My bad. Let's start spending money the city doesn't have to make this dream come true. Unfortunately, at age 58, I'll never see this come to fruition because the downtown property owners will never spend their money for this kind of Menlo make-over. Most of the downtown buildings look exactly as they did when I was ten years-old — except they had customers then.


Like this comment
Posted by Ankle Deep In It
a resident of Menlo Park: Sharon Heights
on Apr 7, 2010 at 1:16 pm

They need to hire a consultant to tell them if they should hire a consultant.


Like this comment
Posted by Annabelle
a resident of Menlo Park: Sharon Heights
on Apr 7, 2010 at 1:32 pm

Who is paying for this?
If you have money to throw away on cosmetic projects like this, give it to the schools who desperately need it.
We never learn from our past mistakes . . . never.


Like this comment
Posted by truth
a resident of Menlo Park: Belle Haven
on Apr 7, 2010 at 3:17 pm

wow. there you have it folks. don't do anything to change anything and don't spend money and never hire consultants and learn from the past...the past...the old days...when things were so much better.

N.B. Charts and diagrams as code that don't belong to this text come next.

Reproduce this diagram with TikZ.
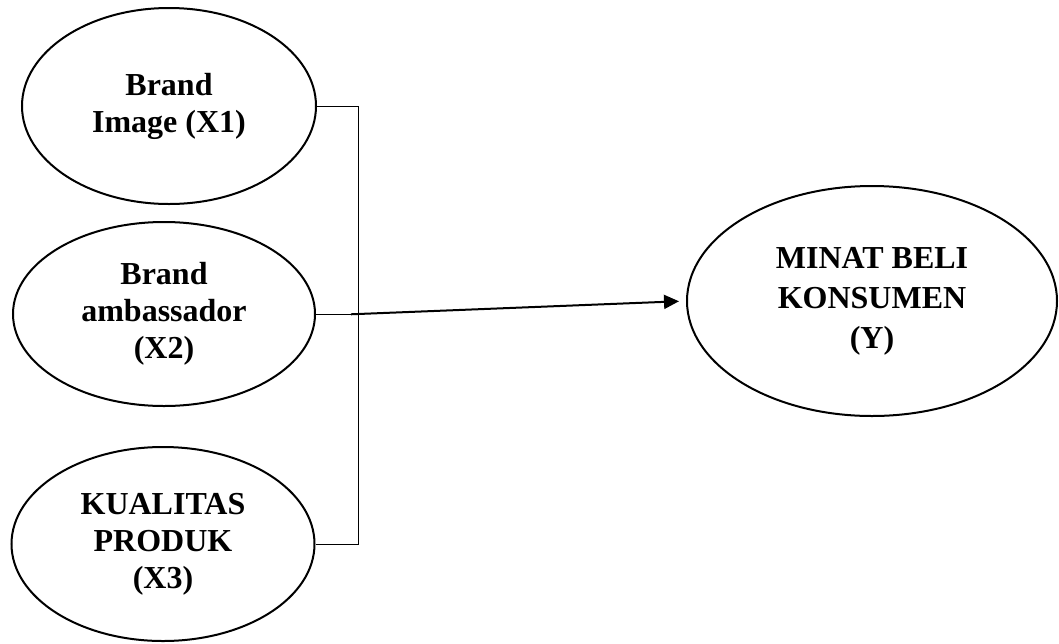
\documentclass[tikz,border=0pt]{standalone}
\usepackage{fontspec}
\setmainfont{Liberation Serif}
\usetikzlibrary{positioning,shapes.geometric,arrows.meta}

\begin{document}
\begin{tikzpicture}[x=1pt, y=-1pt,
    var/.style={ellipse, draw, line width=2pt, inner sep=0pt, align=center,
        font=\fontsize{32}{37}\selectfont\bfseries},
    link/.style={line width=0.8pt},
    pointer/.style={line width=2pt, -{Triangle[length=15pt,width=14pt]}}]
    \useasboundingbox (0,0) rectangle (1059,643);

    % Independent variables
    \node[var, minimum width=294pt, minimum height=196pt] (x1) at (169,106) {Brand\\Image (X1)};
    \node[var, minimum width=302pt, minimum height=184pt] (x2) at (164,314) {Brand\\ambassador\\(X2)};
    \node[var, minimum width=303pt, minimum height=194pt] (x3) at (163,544) {KUALITAS\\PRODUK\\(X3)};

    % Dependent variable
    \node[var, minimum width=370pt, minimum height=230pt,
        font=\fontsize{32}{40}\selectfont\bfseries] (y) at (872,301) {MINAT BELI\\KONSUMEN\\(Y)};

    % Bracket
    \coordinate (bx) at (358,0);
    \draw[link] (x1.east) -- (x1.east -| bx) -- (x3.east -| bx) -- (x3.east);
    \draw[link] (x2.east) -- (x2.east -| bx);

    % Arrow
    \draw[pointer, shorten <=-7pt, shorten >=7pt] (x2.east -| bx) -- (y.west);
\end{tikzpicture}
\end{document}
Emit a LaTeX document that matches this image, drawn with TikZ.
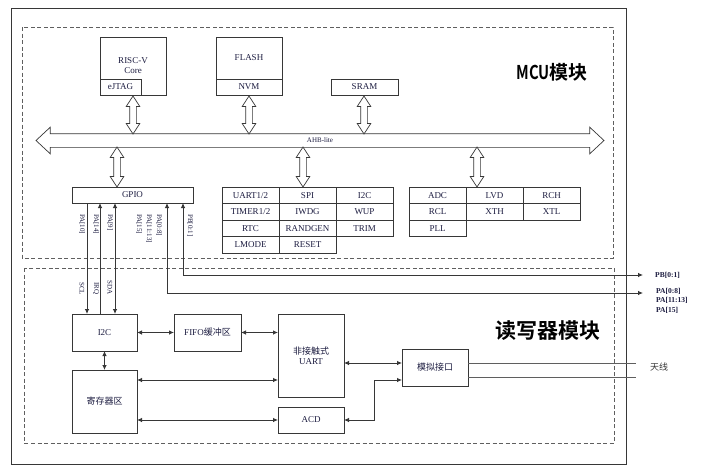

Never try to change. Change is bad.


Like this comment
Posted by Neutral
a resident of Menlo Park: Menlo Oaks
on Apr 7, 2010 at 10:04 pm

It's o.k. not to like something, in which case I say if you have an idea, by all means share it, otherwise I agree with some of the posters we need to be open to change. One idea I have is taking a portion of the revenue that would be generated and putting it towards our local schools. Just my thoughts.


Like this comment
Posted by Steve
a resident of Menlo Park: Central Menlo Park
on Apr 7, 2010 at 10:45 pm

I went to the 1st presentation tonight in the Presbyterian meeting room behind the hardware store. Approximately 75 people were there to hear one of the city planners, Tom Rogers, present the draft plan for the downtown, train station, and El Camino corridor. The presentation was quite detailed and went on for nearly an hour. After, a number of city staff were present to answer questions and they stayed another 20 minutes doing just that.
There will be two more meetings where the plan will be presented and I recommend those of you on this blog attend one or both so that you'll have the facts about what is being proposed. They also have a number of copies of the plan to hand out - one per attendee.
The plan is very detailed and quite impressive - around 150 pages - well organized and well written. Detailed color maps showing trees, circulation, building profiles, etc. give a good overview of what is planned for the different areas. To visually explain what is imagined for specific areas, such as the downtown marketplace, they include photos taken from cities across the country that have successfully implemented many of these ideas.
I hope I live long enough to see some of these ideas realized.


Like this comment
Posted by jon
a resident of Menlo Park: Sharon Heights
on Apr 8, 2010 at 9:24 am

they should just demolish downtown and build a freeway on it or something


Like this comment
Posted by margaret
a resident of Menlo Park: Sharon Heights
on Apr 11, 2010 at 9:32 am

Let me guess - the no-change crowd probably ignored all the notices and meetings regarding this project, per usual.


Sorry, but further commenting on this topic has been closed.